Saturday evening, I walked down to St. John the Baptist Orthodox Church in Berkeley. It is a small Russian Orthodox church without any pews, but has a few chairs on the side. There is a nice collection of icons, but the walls and ceiling are not covered the way they are in other Orthodox churches I’ve attended. Attendance at Vespers services are often fairly light and I was one of the first people there. The priest came out and welcomed me, asked if I was Orthodox and where I was from. I told him a little bit of my story. It turns out that he went to seminary with the Orthodox priest at the church I attend in Connecticut.

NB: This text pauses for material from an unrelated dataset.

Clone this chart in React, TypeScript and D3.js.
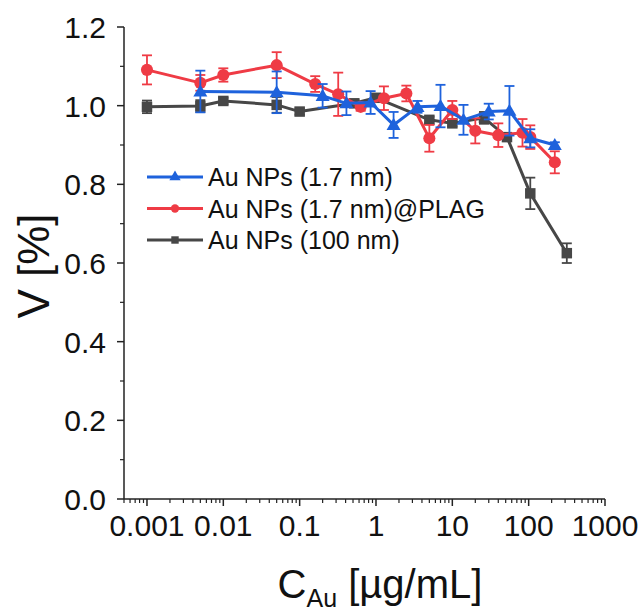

The service was familiar, except much of it was in Church Slavonic. Remembering listing to Rachmaninoff’s All Night Vigil on Memorial Day weekend, I found a few words coming to me during the service. I thought of my studies in Hebrew. Maybe learning Church Slavonic isn’t as remote an idea as I had once thought.

After the service I walked back through Berkeley, past the tents of homeless people and into what felt like downtown with nice restaurants. I met some of my classmates there for dinner.

Sunday morning, I slept a little later than usual, but got up with enough time to make it to All Souls for their 7:30 service. It was a small quiet nourishing service with interesting reflections about being the mustard seed. It was interesting to think of mustard seeds as an invasive species and there is perhaps some interesting ecclesiology there.

I went back to the dorm, had breakfast, chatted with a couple classmates, and then set out on the next leg of my journey. I walked across Berkeley to the east side where I attended Good Shepherd. I passed a dog park and a group of people taking Spanish dancing lessons in what seemed to be the parking lot of an abandoned gas station. I passed more homeless enclaves and eventually ended up at the church. It was also a small service and I chatted with people for whom life seemed a constant struggle, elderly people, offspring of elderly people, people without stable housing.

I thought of going to Good Shepherd with some of my classmates and the scene from Brother Sun, Sister Moon came to mind where St. Francis recoiled at seeing the lepers and Sister Claire said, “Yes, lepers”.

Perhaps we are all lepers on camino.